** Begin **

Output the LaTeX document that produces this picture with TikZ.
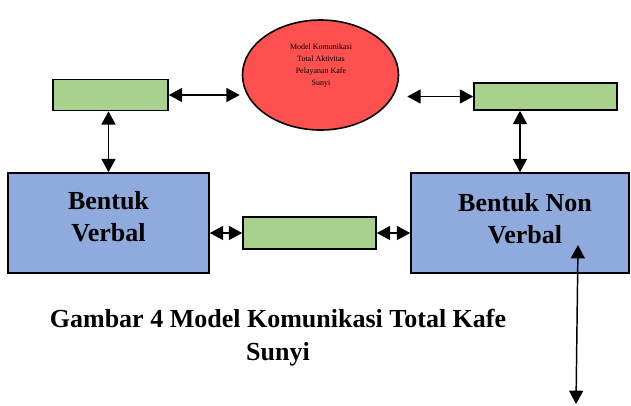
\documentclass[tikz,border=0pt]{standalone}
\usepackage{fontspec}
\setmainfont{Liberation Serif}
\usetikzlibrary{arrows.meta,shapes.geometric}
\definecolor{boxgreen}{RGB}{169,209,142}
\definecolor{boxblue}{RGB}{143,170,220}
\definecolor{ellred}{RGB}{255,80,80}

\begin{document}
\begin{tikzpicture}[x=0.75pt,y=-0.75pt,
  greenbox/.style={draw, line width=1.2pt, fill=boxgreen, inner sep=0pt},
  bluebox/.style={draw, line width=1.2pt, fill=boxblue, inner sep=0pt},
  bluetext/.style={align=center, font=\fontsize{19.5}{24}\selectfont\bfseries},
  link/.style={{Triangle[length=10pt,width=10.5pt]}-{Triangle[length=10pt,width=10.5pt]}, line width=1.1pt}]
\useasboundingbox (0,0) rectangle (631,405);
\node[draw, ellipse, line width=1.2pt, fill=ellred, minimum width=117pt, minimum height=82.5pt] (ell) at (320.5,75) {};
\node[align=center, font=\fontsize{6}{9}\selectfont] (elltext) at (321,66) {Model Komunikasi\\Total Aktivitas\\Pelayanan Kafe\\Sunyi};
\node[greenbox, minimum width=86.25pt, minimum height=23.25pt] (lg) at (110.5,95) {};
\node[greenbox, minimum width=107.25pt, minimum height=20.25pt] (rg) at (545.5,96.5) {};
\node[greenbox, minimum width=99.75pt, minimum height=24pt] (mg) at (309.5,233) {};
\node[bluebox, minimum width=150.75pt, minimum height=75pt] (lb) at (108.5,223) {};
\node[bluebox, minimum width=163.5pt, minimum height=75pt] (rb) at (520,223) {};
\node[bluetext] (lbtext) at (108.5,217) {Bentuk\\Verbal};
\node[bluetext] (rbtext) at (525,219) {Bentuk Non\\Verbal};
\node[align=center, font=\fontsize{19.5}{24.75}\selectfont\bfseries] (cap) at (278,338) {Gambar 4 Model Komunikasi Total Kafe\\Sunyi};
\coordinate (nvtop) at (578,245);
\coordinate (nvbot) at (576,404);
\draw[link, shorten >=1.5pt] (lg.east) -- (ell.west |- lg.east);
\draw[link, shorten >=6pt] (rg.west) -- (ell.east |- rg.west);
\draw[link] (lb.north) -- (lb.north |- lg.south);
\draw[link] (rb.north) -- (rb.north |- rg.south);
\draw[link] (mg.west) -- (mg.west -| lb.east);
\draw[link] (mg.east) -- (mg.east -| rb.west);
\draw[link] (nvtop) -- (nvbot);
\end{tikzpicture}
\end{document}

** End **

*Given exercise*.
Output all of the data exactly as it stands, minus any images.

*Written solution*.
Output the LaTeX document that produces this picture with TikZ.
\documentclass[tikz,border=0pt]{standalone}
\usepackage{fontspec}
\setmainfont{Liberation Serif}
\usetikzlibrary{arrows.meta,shapes.geometric}
\definecolor{boxgreen}{RGB}{169,209,142}
\definecolor{boxblue}{RGB}{143,170,220}
\definecolor{ellred}{RGB}{255,80,80}

\begin{document}
\begin{tikzpicture}[x=0.75pt,y=-0.75pt,
  greenbox/.style={draw, line width=1.2pt, fill=boxgreen, inner sep=0pt},
  bluebox/.style={draw, line width=1.2pt, fill=boxblue, inner sep=0pt},
  bluetext/.style={align=center, font=\fontsize{19.5}{24}\selectfont\bfseries},
  link/.style={{Triangle[length=10pt,width=10.5pt]}-{Triangle[length=10pt,width=10.5pt]}, line width=1.1pt}]
\useasboundingbox (0,0) rectangle (631,405);
\node[draw, ellipse, line width=1.2pt, fill=ellred, minimum width=117pt, minimum height=82.5pt] (ell) at (320.5,75) {};
\node[align=center, font=\fontsize{6}{9}\selectfont] (elltext) at (321,66) {Model Komunikasi\\Total Aktivitas\\Pelayanan Kafe\\Sunyi};
\node[greenbox, minimum width=86.25pt, minimum height=23.25pt] (lg) at (110.5,95) {};
\node[greenbox, minimum width=107.25pt, minimum height=20.25pt] (rg) at (545.5,96.5) {};
\node[greenbox, minimum width=99.75pt, minimum height=24pt] (mg) at (309.5,233) {};
\node[bluebox, minimum width=150.75pt, minimum height=75pt] (lb) at (108.5,223) {};
\node[bluebox, minimum width=163.5pt, minimum height=75pt] (rb) at (520,223) {};
\node[bluetext] (lbtext) at (108.5,217) {Bentuk\\Verbal};
\node[bluetext] (rbtext) at (525,219) {Bentuk Non\\Verbal};
\node[align=center, font=\fontsize{19.5}{24.75}\selectfont\bfseries] (cap) at (278,338) {Gambar 4 Model Komunikasi Total Kafe\\Sunyi};
\coordinate (nvtop) at (578,245);
\coordinate (nvbot) at (576,404);
\draw[link, shorten >=1.5pt] (lg.east) -- (ell.west |- lg.east);
\draw[link, shorten >=6pt] (rg.west) -- (ell.east |- rg.west);
\draw[link] (lb.north) -- (lb.north |- lg.south);
\draw[link] (rb.north) -- (rb.north |- rg.south);
\draw[link] (mg.west) -- (mg.west -| lb.east);
\draw[link] (mg.east) -- (mg.east -| rb.west);
\draw[link] (nvtop) -- (nvbot);
\end{tikzpicture}
\end{document}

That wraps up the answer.